The Plot Summary Trap: The most frequent error is devolving into retelling the story. Remember, the AP readers know the plot; they need to see your analysis. Every sentence containing evidence must be followed by one or more sentences explaining its relevance to your argument. Use plot details as data to be interpreted, not as the point itself.

The Vague or Obvious Thesis: A thesis that merely restates the prompt or makes an incontestable observation ("Every society has rules") cannot lead to a high-scoring essay. Your thesis must be a specific, arguable claim that requires the evidence and analysis in your essay to prove it.

The Unsupported Assertion: Making a bold claim without providing concrete textual evidence is a critical flaw. Every analytical point you make must be anchored in the text. Avoid broad statements about "human nature" or "society" that are not directly linked to the details of your chosen work.
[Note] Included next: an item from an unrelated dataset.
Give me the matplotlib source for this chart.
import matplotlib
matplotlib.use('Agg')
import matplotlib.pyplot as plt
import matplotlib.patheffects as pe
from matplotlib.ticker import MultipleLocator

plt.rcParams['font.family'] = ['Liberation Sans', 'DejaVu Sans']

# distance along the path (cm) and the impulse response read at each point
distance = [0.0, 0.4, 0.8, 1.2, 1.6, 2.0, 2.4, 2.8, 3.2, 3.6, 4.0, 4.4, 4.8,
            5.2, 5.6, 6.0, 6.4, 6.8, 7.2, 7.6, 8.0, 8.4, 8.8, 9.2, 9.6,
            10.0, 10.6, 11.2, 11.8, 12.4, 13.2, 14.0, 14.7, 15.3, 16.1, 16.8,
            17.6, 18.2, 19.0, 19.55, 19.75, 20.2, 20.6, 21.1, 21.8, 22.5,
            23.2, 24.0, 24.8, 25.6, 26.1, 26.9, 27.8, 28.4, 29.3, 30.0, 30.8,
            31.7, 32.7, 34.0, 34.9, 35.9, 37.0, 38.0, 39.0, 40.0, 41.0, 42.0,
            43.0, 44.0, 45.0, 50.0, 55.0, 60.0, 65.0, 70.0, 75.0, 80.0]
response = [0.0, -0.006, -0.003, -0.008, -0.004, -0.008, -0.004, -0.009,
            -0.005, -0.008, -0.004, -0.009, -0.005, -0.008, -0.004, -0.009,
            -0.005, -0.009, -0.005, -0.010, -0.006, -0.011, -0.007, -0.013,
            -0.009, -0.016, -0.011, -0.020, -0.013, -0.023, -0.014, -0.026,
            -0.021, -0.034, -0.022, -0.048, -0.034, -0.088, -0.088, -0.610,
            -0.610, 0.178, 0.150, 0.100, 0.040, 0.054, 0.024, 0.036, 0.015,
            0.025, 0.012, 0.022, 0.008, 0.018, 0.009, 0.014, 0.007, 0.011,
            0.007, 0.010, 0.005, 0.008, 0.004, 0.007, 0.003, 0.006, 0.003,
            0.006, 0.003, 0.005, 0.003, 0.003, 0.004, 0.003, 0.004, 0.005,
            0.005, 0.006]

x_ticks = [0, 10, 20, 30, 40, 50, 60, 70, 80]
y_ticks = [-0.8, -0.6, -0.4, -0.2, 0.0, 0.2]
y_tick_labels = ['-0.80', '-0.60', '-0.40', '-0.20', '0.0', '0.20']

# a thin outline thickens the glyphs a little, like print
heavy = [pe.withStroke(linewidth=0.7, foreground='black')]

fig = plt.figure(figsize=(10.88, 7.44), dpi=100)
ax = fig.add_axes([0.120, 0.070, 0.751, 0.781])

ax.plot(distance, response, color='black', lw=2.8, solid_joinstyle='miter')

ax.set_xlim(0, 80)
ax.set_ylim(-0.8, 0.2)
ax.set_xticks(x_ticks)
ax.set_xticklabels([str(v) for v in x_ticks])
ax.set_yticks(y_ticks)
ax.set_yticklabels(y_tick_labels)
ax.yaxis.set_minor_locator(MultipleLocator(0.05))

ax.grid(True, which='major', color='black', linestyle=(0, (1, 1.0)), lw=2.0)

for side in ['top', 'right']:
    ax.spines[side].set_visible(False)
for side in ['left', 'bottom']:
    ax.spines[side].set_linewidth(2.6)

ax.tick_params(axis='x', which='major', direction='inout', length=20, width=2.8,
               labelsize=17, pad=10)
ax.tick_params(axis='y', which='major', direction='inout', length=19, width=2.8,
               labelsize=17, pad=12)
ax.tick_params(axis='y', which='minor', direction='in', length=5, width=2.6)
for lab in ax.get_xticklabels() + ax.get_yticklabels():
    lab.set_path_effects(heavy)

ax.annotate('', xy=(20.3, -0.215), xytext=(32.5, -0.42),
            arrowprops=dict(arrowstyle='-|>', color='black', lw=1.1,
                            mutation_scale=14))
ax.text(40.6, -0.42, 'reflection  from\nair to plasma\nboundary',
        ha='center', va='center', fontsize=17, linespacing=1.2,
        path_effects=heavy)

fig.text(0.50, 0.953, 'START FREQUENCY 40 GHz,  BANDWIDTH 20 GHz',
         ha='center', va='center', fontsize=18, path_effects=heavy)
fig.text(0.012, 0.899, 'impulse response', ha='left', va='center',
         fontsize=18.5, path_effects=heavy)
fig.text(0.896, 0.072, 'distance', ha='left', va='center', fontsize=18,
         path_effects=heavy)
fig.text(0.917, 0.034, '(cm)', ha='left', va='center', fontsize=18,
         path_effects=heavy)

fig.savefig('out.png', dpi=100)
The Disconnected Conclusion: A conclusion that merely repeats the thesis word-for-word or introduces a new, unrelated idea weakens the essay's impact. An effective conclusion should synthesize your argument's key points and reflect on the broader significance you've established, leaving the reader with a clear understanding of the interpretive payoff of your analysis.

Summary

  • The literary argument essay requires you to apply a given critical concept to a work of your choice, forming an original, evidence-based interpretation.
  • Success hinges on selecting a text you know intimately and that provides ample, specific evidence relevant to the prompt's central concept.
  • Your thesis must be a sophisticated, arguable claim that previews your line of reasoning and connects the literary concept to the work's broader meaning.
  • Body paragraphs must be built on specific textual evidence—quotations, scene details, techniques—followed by sustained analysis that explicitly links that evidence to your argument.
  • To achieve the highest scores, consistently demonstrate how your analysis illuminates the work's larger themes, cultural commentary, or significance, moving beyond proving a point to explaining its interpretive value.